AC45-New Zealand

It was a fantastic day today on the Hauraki Gulf in the new AC45 prototype catamaran. Blue sky and 15 knots of wind from the Southwest made for a great training day for Artemis Racing.

Following a strange incident on Monday whereby the hard wing sail was damaged, the Artemis team worked alongside the ACRM team and Core Builders to get the new generation America’s Cup yacht back out on the water.

I was particularly pleased the boat was ready today as this gave me an opportunity to sail the boat before heading to the airport for my flight back to San Francisco tonight.

My impressions are that the boat is nothing less than spectacular. I am not a multihull sailor, but I was able to steer the boat around a couple of laps on the Hauraki Gulf under the watchful eye of Santiago Lange, two time Silver medalist and Artemis Racing team member.

The boat seemed very balanced and the typical multihull peril of leeward bow submersion was non existent. We easily skipped along at 20+ knots downwind and about 12 knots upwind. The crew (and helmsman) hike out just like on a Laser.

Hats off to Oracle Racing and Core Builders for taking this boat from concept to sailing in just 4 months!

Artemis will be sailing the prototype for three more days. Then we begin the assembly of our own boat for a mid-March training session down here in Auckland. The first AC45 World Series event will be in July.

It really struck me today that there is a new era of America’s Cup coming and I was very happy to be part of it!

Paul

Update from Auckland

Auckland February 23, 2011

Just a quick update from down here. The Artemis Racing team is based in Auckland this week for training and attendance in America’s Cup meetings. Auckland is approximately 450 miles north of Christchurch, the site of the large earthquake of February 22. No one on Artemis Racing was involved directly or injured in the earthquake.

Artemis Racing extends its sincere condolences for those who lost loved ones in the disaster and sympathy for those who are currently struggling to get their lives back in order following this natural disaster.

Update from Auckland

Auckland New Zealand, February 21, 2011

It was Mid December when I last wrote an update. No racing has taken place for Artemis since the RC 44 regatta in Miami but a lot has been going on with regard to our America’s Cup project. I was recently in Valencia for a couple of weeks working with Juan Kouyoumdjian and our design team who are based there. We also had a team meeting that lasted three days.

I arrived in Auckland today for a week to follow two issues; 1) ACRM meetings to discuss the aC72 and AC45 class rules, new racing rules of sailing, logistics around the World Series events and the SF venue and 2) to test sail the prototype of the AC45. The meetings went well today.

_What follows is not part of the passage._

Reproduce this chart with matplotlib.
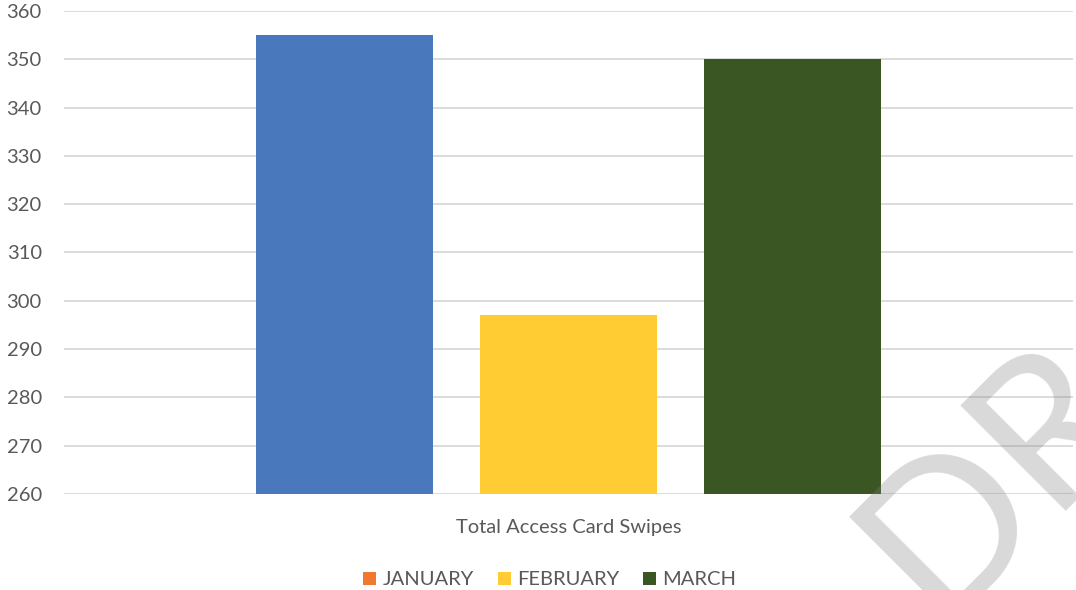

Unfortunately the sailing didn’t. Our team capsized in the AC 45. It wasn’t even a spectacular wipeout at 30 knots. Rather they were sitting head to wind, taking a break after the three hour training session and repairing something on the roller furler. The boat got hit with a gust from about 10 degrees off to one side and the boat slowly rolled over. No one was hurt and the boat was back at the dock within two hours.

There is very little structural damage to the wing but a lot of the “skin” of the wing came off. Our team will help ACRM get the wing repaired and back out onto the water asap. A cyclone is approaching Auckland and is due to hit later Wednesday so it will probably be after that when Artemis can get back to sailing the Prototype.

The team are going to make a “playbook” on the capsize. Yes, even in a unfortunate situation, there is a lot to learn. Hopefully if this happens again, we will be able to right the boat without losing the skin. One thing for sure, it was good it was a 72 footer capsizing today.

Simultaneous to the activities down here, Terry Hutchinson and part of the Artemis Racing team are in Oman racing the first Extreme 40 event of the year. This is a very nice reward for a lot of hard work by our team to up-skill in multihulls. Our team has put in a lot of hard work to get up to speed in multihulls and have been there training for almost three weeks.

Paul

Tom Blackaller Video

Lisa Blackaller | January 07, 2011 | YouTube

I just had to share this clip with old friends in the America’s Cup world. This video clips and interview were done with my dad prior to his untimely death in 1989. He would certainly be thrilled and amazed that, yes in fact, the America’s Cup IS coming to San Francisco Bay, and it IS being sailed in fast catamarans! Too bad he is not alive to share in all the excitement. He would love it all.